Some states do offer complete protection for retirement accounts during bankruptcy. This means that in the following states there are no limitations or ceilings for bankruptcy protections concerning retirement accounts. These states include, but are not limited to:

  • New York;
  • New Jersey; and,
  • Connecticut.

Other states cap the amount of money which may be protected by individual accounts. An example of this would be Nevada, as it caps its retirement protection at $500,000. Additionally, some states protect retirement accounts through bankruptcy, but only if the accounts are “reasonably necessary” for the debtor to keep.

An example of this would be how California courts determine when it is “reasonably necessary” for debtors to keep their individual accounts. This determination is based on three factors:

  1. Age;
  2. Earning ability; and
  3. Remaining assets.

States such as Texas allow you to choose between federal bankruptcy exemptions and state bankruptcy exemptions. In regards to retirement or pension accounts, most retirement accounts and tax exempt pensions are protected under Texas law. The following retirement and pension benefits are examples of exemptions in Texas:

  • Judges, county, and district employee retirement and pension benefits;
  • Firefighter and law enforcement retirement and pension benefits;
  • Elected officials, municipal employees, or other state employees retirement and pension benefits;
  • Teacher retirement and pension benefits; and
  • ERISA-qualified benefits for government or the church.

It is important to review your state’s laws concerning bankruptcy and exemptions, as your state’s laws may provide additional exemptions beyond the federal bankruptcy exemptions.

Do I Need a Bankruptcy Lawyer?

ERISA is enforced by:

  • The Labor Department’s Employee Benefits Security Administration;
  • The Internal Revenue Service; or
  • The Pension Benefit Guaranty Corporation.

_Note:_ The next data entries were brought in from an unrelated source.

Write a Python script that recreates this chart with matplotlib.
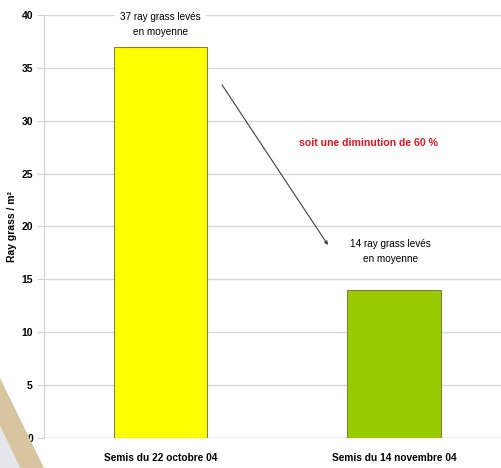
import matplotlib
matplotlib.use("Agg")
import matplotlib.pyplot as plt
from matplotlib.patches import Polygon

categories = ["Semis du 22 octobre 04", "Semis du 14 novembre 04"]
values = [37, 14]
colors = ["#FFFF00", "#99CC00"]
yticks = [0, 5, 10, 15, 20, 25, 30, 35, 40]
ylabel = "Ray grass / m\u00b2"
note_1 = "37 ray grass lev\u00e9s\nen moyenne"
note_2 = "14 ray grass lev\u00e9s\nen moyenne"
note_red = "soit une diminution de 60 %"

plt.rcParams['font.family'] = ['Liberation Sans', 'DejaVu Sans']

W, H = 502, 468
fig = plt.figure(figsize=(W / 100, H / 100), dpi=100)
fig.patch.set_facecolor("white")

# decorative background band (bottom-left)
def fp(x, y):
    return (x / W, 1 - y / H)
fig.patches.append(Polygon([fp(0, 378), fp(44, 468), fp(20, 468), fp(0, 426)],
                           closed=True, transform=fig.transFigure,
                           facecolor="#D9C4A0", edgecolor="none", zorder=0))
fig.patches.append(Polygon([fp(0, 426), fp(20, 468), fp(0, 468)],
                           closed=True, transform=fig.transFigure,
                           facecolor="#E3E6EA", edgecolor="none", zorder=0))

left, right, top, bottom = 44, 502, 15, 438
ax = fig.add_axes([left / W, 1 - bottom / H, (right - left) / W, (bottom - top) / H])
ax.patch.set_alpha(0)

x = list(range(len(categories)))
ax.bar(x, values, width=0.4, color=colors, edgecolor="#808040", linewidth=0.8, zorder=3)

ax.set_ylim(0, 40)
ax.set_xlim(-0.499, 1.462)
ax.set_yticks(yticks)
ax.set_yticklabels([str(t) for t in yticks], fontsize=7.5, fontweight="bold")
ax.set_xticks(x)
ax.set_xticklabels(categories, fontsize=7.3, fontweight="bold")
ax.tick_params(axis="x", length=0, pad=11)
ax.tick_params(axis="y", length=5, color="#D0D0D0", pad=3)
ax.yaxis.grid(True, color="#D8D8D8", linewidth=1, zorder=0)
ax.set_axisbelow(True)
for s in ["top", "right", "bottom"]:
    ax.spines[s].set_visible(False)
ax.spines["left"].set_color("#D0D0D0")
ax.axhline(0, color="#C8C8C8", linewidth=1, zorder=1)

ax.set_ylabel(ylabel, fontsize=7.5, fontweight="bold")
ax.yaxis.set_label_coords(-0.06, 0.5)

ax.text(0, 39.1, note_1, ha="center", va="center", fontsize=7.2, linespacing=1.6,
        bbox=dict(facecolor="white", edgecolor="none", pad=4), zorder=5)
ax.text(0.983, 17.6, note_2, ha="center", va="center", fontsize=7.2, linespacing=1.6,
        bbox=dict(facecolor="white", edgecolor="none", pad=3), zorder=5)
ax.text(0.889, 27.9, note_red, ha="center", va="center", fontsize=7.6,
        fontweight="bold", color="#E8141E", zorder=5)
ax.annotate("", xy=(0.717, 18.25), xytext=(0.263, 33.4),
            arrowprops=dict(arrowstyle="-|>", color="#404040", lw=0.8,
                            mutation_scale=5, shrinkA=0, shrinkB=0), zorder=4)

fig.savefig("out.png", dpi=100)
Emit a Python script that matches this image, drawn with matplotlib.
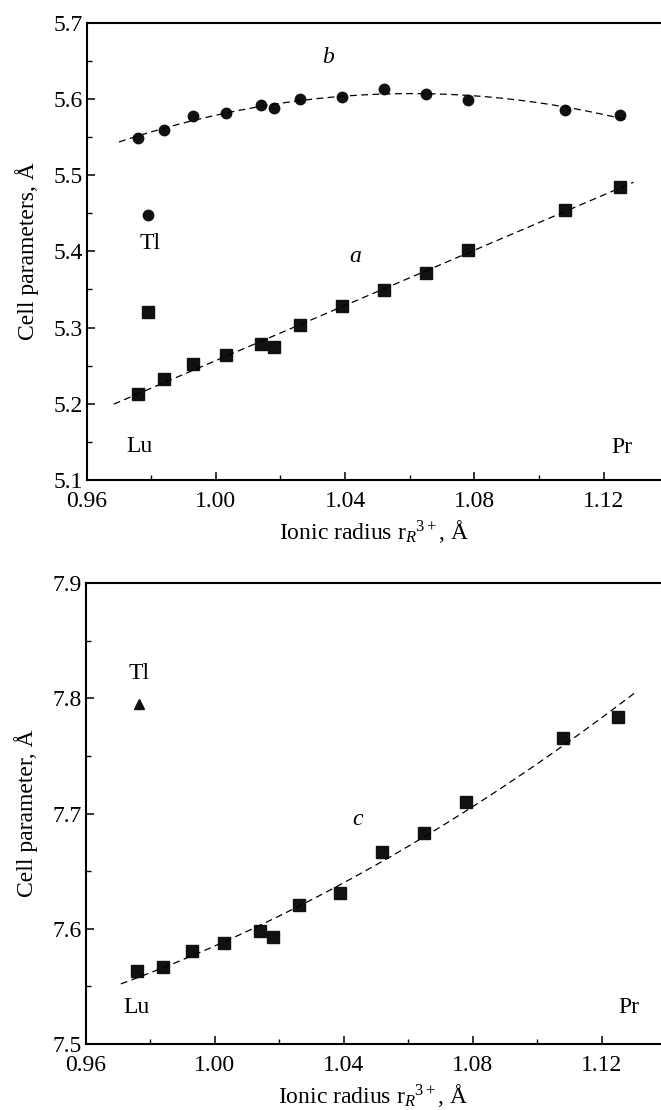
import numpy as np
import matplotlib
matplotlib.use("Agg")
import matplotlib.pyplot as plt
from matplotlib.ticker import MultipleLocator, FormatStrFormatter

plt.rcParams['font.family'] = ['Liberation Serif', 'DejaVu Serif']
plt.rcParams['mathtext.fontset'] = 'custom'
plt.rcParams['mathtext.rm'] = 'Liberation Serif'
plt.rcParams['mathtext.it'] = 'Liberation Serif:italic'

# Ionic radii (Lu ... Pr)
r = [0.976, 0.984, 0.993, 1.003, 1.014, 1.018, 1.026, 1.039, 1.052, 1.065, 1.078, 1.108, 1.125]
b_vals = [5.549, 5.559, 5.577, 5.582, 5.592, 5.588, 5.600, 5.603, 5.613, 5.606, 5.598, 5.586, 5.579]
a_vals = [5.213, 5.233, 5.252, 5.264, 5.279, 5.274, 5.303, 5.328, 5.349, 5.372, 5.402, 5.454, 5.484]
c_vals = [7.563, 7.567, 7.581, 7.588, 7.598, 7.593, 7.621, 7.631, 7.667, 7.683, 7.710, 7.766, 7.784]
tl_r_top = 0.979
tl_b = 5.448
tl_a = 5.320
tl_r_bot = 0.9765
tl_c = 7.795

fig = plt.figure(figsize=(6.61, 11.10), dpi=100)
ax1 = fig.add_axes([0.1311, 0.5676, 0.8689, 0.4120])
ax2 = fig.add_axes([0.1297, 0.0595, 0.8703, 0.4150])

dash = (0, (5.5, 3.5))
fs = 17

def style(ax, ylo, yhi, xhi):
    ax.set_xlim(0.96, xhi)
    ax.set_ylim(ylo, yhi)
    ax.xaxis.set_major_locator(MultipleLocator(0.04))
    ax.xaxis.set_minor_locator(MultipleLocator(0.02))
    ax.yaxis.set_major_locator(MultipleLocator(0.1))
    ax.yaxis.set_minor_locator(MultipleLocator(0.05))
    ax.xaxis.set_major_formatter(FormatStrFormatter('%.2f'))
    ax.yaxis.set_major_formatter(FormatStrFormatter('%.1f'))
    ax.spines['right'].set_visible(False)
    for s in ['left', 'bottom', 'top']:
        ax.spines[s].set_linewidth(1.5)
    ax.tick_params(which='major', direction='in', length=6, width=1.1, labelsize=fs)
    ax.tick_params(which='minor', direction='in', length=3.5, width=1.0)
    ax.tick_params(axis='x', which='both', top=False, pad=8)
    ax.tick_params(axis='y', which='both', right=False, pad=3)
    ax.set_xlabel('Ionic radius r$_{R}$$^{3+}$, Å', fontsize=fs, labelpad=4)

# Top panel
style(ax1, 5.1, 5.7, 1.1378)
ax1.plot(r, b_vals, 'o', color='#111111', ms=7.5, mec='#111111')
ax1.plot(r, a_vals, 's', color='#111111', ms=8, mec='#111111')
ax1.plot([tl_r_top], [tl_b], 'o', color='#111111', ms=7.5)
ax1.plot([tl_r_top], [tl_a], 's', color='#111111', ms=8)
xf = np.linspace(0.970, 1.127, 200)
pb = np.polyfit(r, b_vals, 2)
ax1.plot(xf, np.polyval(pb, xf), color='black', lw=0.9, linestyle=dash)
xa = np.linspace(0.9684, 1.1293, 200)
pa = np.polyfit(r, a_vals, 1)
ax1.plot(xa, np.polyval(pa, xa), color='black', lw=0.9, linestyle=dash)
ax1.set_ylabel('Cell parameters, Å', fontsize=fs, labelpad=10)
ax1.text(1.0347, 5.6537, 'b', style='italic', fontsize=fs, ha='center', va='center')
ax1.text(1.043, 5.3937, 'a', style='italic', fontsize=fs, ha='center', va='center')
ax1.text(0.9796, 5.4106, 'Tl', fontsize=fs, ha='center', va='center')
ax1.text(0.9765, 5.1445, 'Lu', fontsize=fs, ha='center', va='center')
ax1.text(1.1258, 5.142, 'Pr', fontsize=fs, ha='center', va='center')

# Bottom panel
style(ax2, 7.5, 7.9, 1.1384)
ax2.plot(r, c_vals, 's', color='#111111', ms=8, mec='#111111')
ax2.plot([tl_r_bot], [tl_c], '^', color='#111111', ms=7)
xc = np.linspace(0.9709, 1.1303, 200)
pc = np.polyfit(r, c_vals, 2)
ax2.plot(xc, np.polyval(pc, xc), color='black', lw=0.9, linestyle=dash)
ax2.set_ylabel('Cell parameter, Å', fontsize=fs, labelpad=10)
ax2.text(0.9765, 7.822, 'Tl', fontsize=fs, ha='center', va='center')
ax2.text(1.0443, 7.6947, 'c', style='italic', fontsize=fs, ha='center', va='center')
ax2.text(0.9756, 7.5313, 'Lu', fontsize=fs, ha='center', va='center')
ax2.text(1.1284, 7.532, 'Pr', fontsize=fs, ha='center', va='center')

fig.savefig('out.png', dpi=100)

If you are experiencing any issues with keeping your retirement account exempt from bankruptcy proceedings, you should consult with a skilled and knowledgeable bankruptcy lawyer in your area. An experienced and local bankruptcy attorney can help you contact the aforementioned ERISA enforcers in order to report the violation. Additionally, an attorney can also assist with all legal aspects of filing for bankruptcy. Finally, an experienced bankruptcy lawyer will also be able represent you at chapter 341 meetings, or in court as needed.